Location
- 15 School Street Sumter, South Carolina 29150 United States 33°55′9″N 80°21′27″W﻿ / ﻿33.91917°N 80.35750°W

Information
- Type: Private
- Motto: Inspiring Minds, Instilling Faith, and Illuminating the Future
- Religious affiliation: Christianity
- Denomination: Roman Catholic
- Established: 1997 (29 years ago)
- Principal: Kristi C. Doyle
- Grades: 9–12
- Gender: Co-educational
- Enrollment: 20
- Student to teacher ratio: 4:1
- Colors: Green, white, and gold
- Mascot: Padre
- Accreditation: South Carolina Independent School Association
- Newspaper: Padre Post
- Affiliation: SACS/AdvancEd, SCISA, NCEA
- Website: www.sfxhs.com

= St. Francis Xavier High School (Sumter, South Carolina) =

St. Francis Xavier High School was a private, Roman Catholic high school in Sumter, South Carolina, United States. It is run independently of the Roman Catholic Diocese of Charleston. It is now permanently closed.

==Background==

St. Francis Xavier High School opened in 1997 after only a few months of planning. It opened just months after the announced closing of Sumter Catholic High School in 1997. At its opening the school had 32 students, and five graduated that year.

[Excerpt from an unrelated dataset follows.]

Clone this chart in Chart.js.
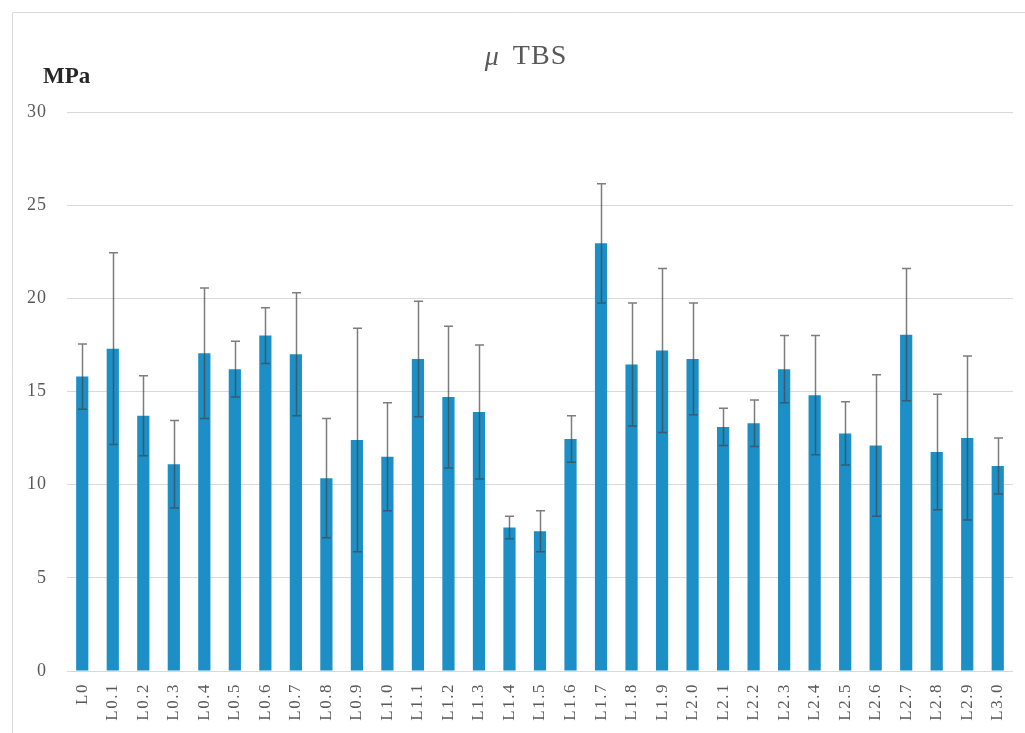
<!DOCTYPE html>
<html>
<head>
<meta charset="utf-8">
<script src="https://cdn.jsdelivr.net/npm/chart.js@4/dist/chart.umd.min.js"></script>
<style>
html,body{margin:0;padding:0;background:#fff;}
#wrap{width:1025px;height:733px;}
</style>
</head>
<body>
<div id="wrap"><canvas id="c" width="1025" height="733"></canvas></div>
<script>
const categories = ["L0","L0.1","L0.2","L0.3","L0.4","L0.5","L0.6","L0.7","L0.8","L0.9",
  "L1.0","L1.1","L1.2","L1.3","L1.4","L1.5","L1.6","L1.7","L1.8","L1.9",
  "L2.0","L2.1","L2.2","L2.3","L2.4","L2.5","L2.6","L2.7","L2.8","L2.9","L3.0"];
const meanValues = [15.8,17.3,13.7,11.1,17.05,16.2,18.0,17.0,10.35,12.4,
  11.5,16.75,14.7,13.9,7.7,7.5,12.45,22.95,16.45,17.2,
  16.75,13.1,13.3,16.2,14.8,12.75,12.1,18.05,11.75,12.5,11.0];
const sdValues = [1.75,5.15,2.15,2.35,3.5,1.5,1.5,3.3,3.2,6.0,
  2.9,3.1,3.8,3.6,0.6,1.1,1.25,3.2,3.3,4.4,
  3.0,1.0,1.25,1.8,3.2,1.7,3.8,3.55,3.1,4.4,1.5];
const yTicks = [0,5,10,15,20,25,30];
const titleSymbol = "\u03BC";
const titleWord = "TBS";
const unitText = "MPa";

const serif = "'Liberation Serif','DejaVu Serif',serif";

function spaced(scale, spacing) {
  const orig = scale.drawLabels;
  scale.drawLabels = function (ca) {
    const c = this.ctx;
    const prev = c.letterSpacing;
    c.letterSpacing = spacing;
    orig.call(this, ca);
    c.letterSpacing = prev || '0px';
  };
  scale._spacedWrapped = true;
}

const framePlugin = {
  id: 'frame',
  beforeDraw(chart) {
    const ctx = chart.ctx;
    ctx.save();
    ctx.fillStyle = '#ffffff';
    ctx.fillRect(0, 0, chart.width, chart.height);
    ctx.strokeStyle = '#d9d9d9';
    ctx.lineWidth = 1;
    ctx.beginPath();
    ctx.moveTo(12.5, chart.height);
    ctx.lineTo(12.5, 12.5);
    ctx.lineTo(chart.width, 12.5);
    ctx.stroke();
    ctx.restore();
  },
  afterDraw(chart) {
    const ctx = chart.ctx;
    ctx.save();
    ctx.font = "bold 23px " + serif;
    ctx.fillStyle = '#262626';
    ctx.textAlign = 'left';
    ctx.textBaseline = 'middle';
    ctx.fillText(unitText, 43, 77);
    const fSym = "italic 28px " + serif;
    const fWord = "28px " + serif;
    ctx.font = fSym;
    const wSym = ctx.measureText(titleSymbol).width;
    ctx.font = fWord;
    ctx.letterSpacing = '1px';
    const wWord = ctx.measureText(titleWord).width;
    const gap = 14;
    const total = wSym + gap + wWord;
    const cx = 526;
    let x = cx - total / 2;
    ctx.fillStyle = '#595959';
    ctx.textBaseline = 'middle';
    ctx.letterSpacing = '0px';
    ctx.font = fSym;
    ctx.fillText(titleSymbol, x, 58);
    ctx.font = fWord;
    ctx.letterSpacing = '1px';
    ctx.fillText(titleWord, x + wSym + gap, 57);
    ctx.restore();
  }
};

const errorBarPlugin = {
  id: 'errorBars',
  afterDatasetsDraw(chart) {
    const ctx = chart.ctx;
    const meta = chart.getDatasetMeta(0);
    const ys = chart.scales.y;
    ctx.save();
    ctx.strokeStyle = 'rgba(70,70,70,0.7)';
    ctx.lineWidth = 1.5;
    meta.data.forEach((bar, i) => {
      const x = Math.round(bar.x) + 0.5;
      const top = ys.getPixelForValue(meanValues[i] + sdValues[i]);
      const bot = ys.getPixelForValue(meanValues[i] - sdValues[i]);
      ctx.beginPath();
      ctx.moveTo(x, top);
      ctx.lineTo(x, bot);
      ctx.moveTo(x - 4.5, top);
      ctx.lineTo(x + 4.5, top);
      ctx.moveTo(x - 4.5, bot);
      ctx.lineTo(x + 4.5, bot);
      ctx.stroke();
    });
    ctx.restore();
  }
};

new Chart(document.getElementById('c'), {
  type: 'bar',
  data: {
    labels: categories,
    datasets: [{
      label: titleSymbol + " " + titleWord,
      data: meanValues,
      backgroundColor: '#1b8fc6',
      borderWidth: 0,
      barPercentage: 0.4,
      categoryPercentage: 1.0
    }]
  },
  options: {
    responsive: false,
    animation: false,
    devicePixelRatio: 1,
    layout: { padding: { left: 12, right: 12, top: 112, bottom: 0 } },
    plugins: {
      legend: { display: false },
      tooltip: { enabled: false },
      title: { display: false }
    },
    scales: {
      x: {
        grid: { display: false },
        border: { display: false },
        ticks: {
          color: '#595959',
          font: { family: serif, size: 17 },
          minRotation: 90,
          maxRotation: 90,
          autoSkip: false,
          padding: 4
        },
        afterFit(scale) { scale.height = 62; },
        afterUpdate(scale) { if (!scale._spacedWrapped) spaced(scale, '1.5px'); }
      },
      y: {
        min: 0,
        max: 30,
        afterBuildTicks(scale) { scale.ticks = yTicks.map(v => ({ value: v })); },
        grid: { color: '#d9d9d9', lineWidth: 1, drawTicks: false },
        border: { display: false },
        ticks: {
          color: '#595959',
          font: { family: serif, size: 18 },
          padding: 20
        },
        afterFit(scale) { scale.width = 55; },
        afterUpdate(scale) { if (!scale._spacedWrapped) spaced(scale, '1px'); }
      }
    }
  },
  plugins: [framePlugin, errorBarPlugin]
});
</script>
</body>
</html>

In 2002, SFXHS began its first capital campaign. This was used to purchase the building it now occupies at 15 School Street in Sumter, and for significant renovations of the heat and air conditioning system.

On December 3, 2000, the Bishop of Charleston, Robert Baker, recognized St. Francis Xavier High School as an independent Catholic high school within the diocese.

In 2020, due to declining enrollment SFXHS closed and Cardinal Newman High School (Columbia, South Carolina) took the remaining students.

==Sports==
The Padres won the class A SCISA basketball state championship for the 2001-2002 season. They were led by their coach Chris Cocozello in his second season at the helm.